KUALA LUMPUR (Nikkei Markets) -- Malaysian construction stocks are likely to fall further after investors hammered the sector amid a slew of downgrades as the opposition coalition, which had vowed to review projects worth over $25 billion, swept to power in a shock election outcome.
The Bursa Malaysia Construction Index, which tracks a basket of builders, has shed 12% since Monday - the share market was shut Thursday and Friday following Wednesday's poll - and could edge lower in the near term, analysts said. KAF-Seagroatt & Campbell Securities projects up to 10% downside for construction stocks under its coverage, including Fajarbaru Builder Group and Gamuda.
Among stocks which could be worst hit are YTL Corp. and WCT Holdings as these have benefitted the most in terms of bagging hefty contracts for large infrastructure projects that could come under the new administration's lens, analysts said. YTL dropped 3.7% Wednesday, dragging its weekly loss to 21.8%. WCT closed unchanged, down 29.7% for the week.
"The concern is that there will be delays for large projects and renegotiation of existing contracts, which could trim margins, impacting earnings," said Vincent Lau, vice-president at broker Rakuten Securities.
The benchmark FTSE Bursa Malaysia KLCI has gained 0.6%, while the ringgit has weakened more than 0.4% so far this week.
The Alliance of Hope coalition, led my nonagenarian Mahathir Mohamad had promised voters a "comprehensive review" of all mega projects that have been awarded to foreign countries, especially those linked to China.

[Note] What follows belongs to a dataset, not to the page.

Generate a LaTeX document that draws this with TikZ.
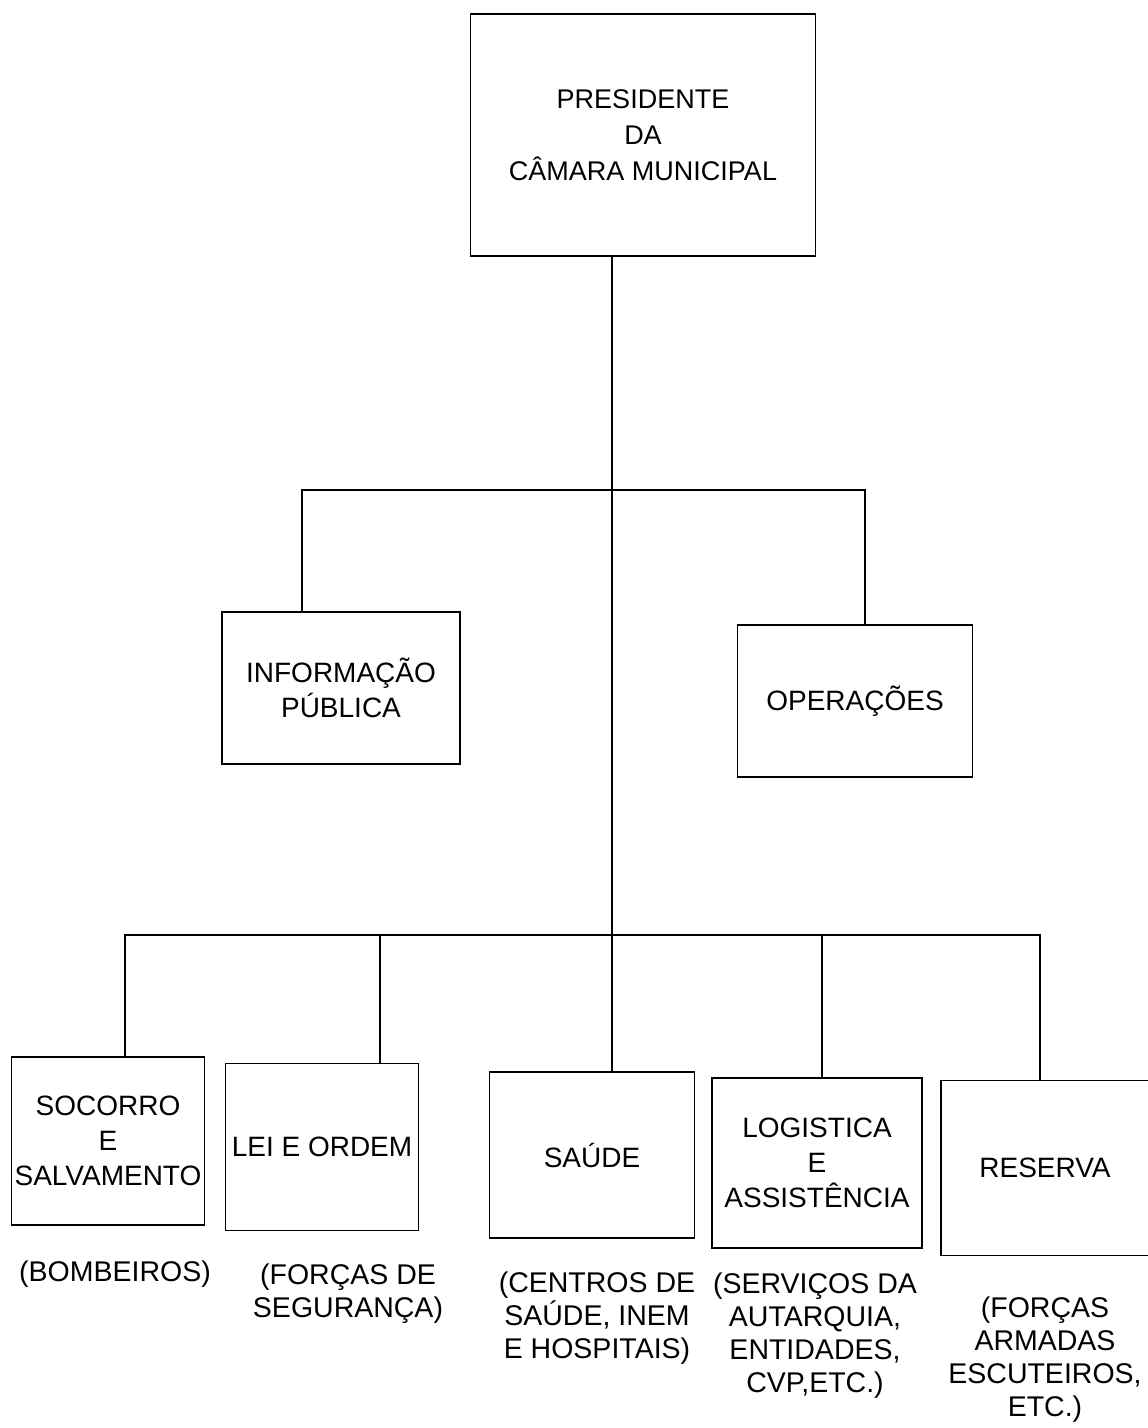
\documentclass[tikz,border=0pt]{standalone}
\usepackage{fontspec}
\setmainfont{Liberation Sans}
\begin{document}
\begin{tikzpicture}[x=1pt,y=-1pt,
  box/.style={draw, line width=1.5pt, align=center, inner sep=0pt,
    font=\fontsize{28}{35}\selectfont},
  note/.style={align=center, inner sep=0pt, font=\fontsize{28.5}{33}\selectfont},
  link/.style={line width=1.5pt}]
\useasboundingbox (0,0) rectangle (1148,1428);
% boxes
\node[box, font=\fontsize{27}{36}\selectfont, minimum width=345pt, minimum height=242pt] (pres) at (643,135)
  {PRESIDENTE\\DA\\CÂMARA MUNICIPAL};
\node[box, minimum width=238pt, minimum height=152pt] (info) at (341,688)
  {INFORMAÇÃO\\PÚBLICA};
\node[box, minimum width=235pt, minimum height=152pt] (ops) at (855,701)
  {OPERAÇÕES};
\node[box, minimum width=193pt, minimum height=168pt] (soc) at (108,1141)
  {SOCORRO\\E\\SALVAMENTO};
\node[box, minimum width=193pt, minimum height=167pt] (lei) at (322,1147)
  {LEI E ORDEM};
\node[box, minimum width=205pt, minimum height=166pt] (sau) at (592,1155)
  {SAÚDE};
\node[box, minimum width=210pt, minimum height=170pt] (log) at (817,1163)
  {LOGISTICA\\E\\ASSISTÊNCIA};
\node[box, minimum width=208pt, minimum height=175pt] (res) at (1045,1168)
  {RESERVA};
% notes
\node[note] (nsoc) at (115,1274) {(BOMBEIROS)};
\node[note] (nlei) at (348,1294) {(FORÇAS DE\\SEGURANÇA)};
\node[note] (nsau) at (597,1318) {(CENTROS DE\\SAÚDE, INEM\\E HOSPITAIS)};
\node[note] (nlog) at (815,1336) {(SERVIÇOS DA\\AUTARQUIA,\\ENTIDADES,\\CVP,ETC.)};
\node[note] (nres) at (1045,1360) {(FORÇAS\\ARMADAS\\ESCUTEIROS,\\ETC.)};
% junctions
\coordinate (t) at (612,0);
\coordinate (bar1) at (0,490);
\coordinate (bar2) at (0,935);
\coordinate (xinfo) at (302,0);
\coordinate (xops) at (865,0);
\coordinate (xsoc) at (125,0);
\coordinate (xlei) at (380,0);
\coordinate (xlog) at (822,0);
\coordinate (xres) at (1040,0);
% connectors
\draw[link] (pres.south -| t) -- (sau.north -| t);
\draw[link] (info.north -| xinfo) -- (bar1 -| xinfo) -- (bar1 -| xops) -- (ops.north -| xops);
\draw[link] (soc.north -| xsoc) -- (bar2 -| xsoc) -- (bar2 -| xres) -- (res.north -| xres);
\draw[link] (lei.north -| xlei) -- (bar2 -| xlei);
\draw[link] (log.north -| xlog) -- (bar2 -| xlog);
\end{tikzpicture}
\end{document}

Mahathir has also publicly questioned the necessity of projects such as the East Coast Rail Line that costs 55 billion ringgit ($13.87 billion) and the Kuala Lumpur-Singapore High Speed Rail that comes with price tag of around 60 billion ringgit.
YTL Corp., one of the two project delivery partners for the high-speed rail project, fell to its lowest in six years. The other, PDP is a consortium of Malaysian Resources Corp and Gamuda which fell 23.5% and 11.8% respectively this week. On Wednesday, Malaysian Resources lost 0.7% and Gamuda closed unchanged.
"Since the PDP contracts have not been signed, it is uncertain whether the PH (Pakatan Harapan, or the Alliance of Hope) will review the terms or the project implementation could be delayed," said Affin Hwang Investment Bank's analyst Loong Chee Wei.
Construction has been the fastest-growing economic activity although the sector accounts for less than 5% of gross domestic product. The previous administration had forecast the sector to grow 7.5% in 2018, supported mainly by infrastructure development such as the mass rapid transit project.
Once an agrarian economy, Malaysia has emerged as one of the most industrialized countries in the region as it channelled part of cash earned from oil exports to build roads, ports and other massive infrastructure projects including the iconic Petronas twin-tower.
Mahathir, who in his earlier 22-year stint as prime minister is often credited with transforming Malaysia into a wealthy state that is now home to several electronics parts manufacturers, had himself pushed for large infrastructure projects to spur growth. But he had also shown restraint during tough financial times when he prioritized projects that offered wider economic gains.
"Some companies were also perceived linked to the previous administration, for which investors assigned premium valuations," said Rakuten's Lau. "As we have seen in the previous sessions, this premium is now being taken off."
Earlier Wednesday, Bursa Malaysia set a floor price for George Kent (Malaysia), after its stock price more-than-halved over the previous two trading sessions. George Kent chairman Tan Kay Hock is reportedly close to former-Prime Minister Najib Razak.
T7 Global, among companies that bid for the East Coast Rail Line project, lost as much as 35.5% this week. The firm's board of directors includes Ahmad Syafiq Hazieq Ahmad Zahid, the son of Zahid Hamidi, Malaysia's former deputy prime minister under National Front government.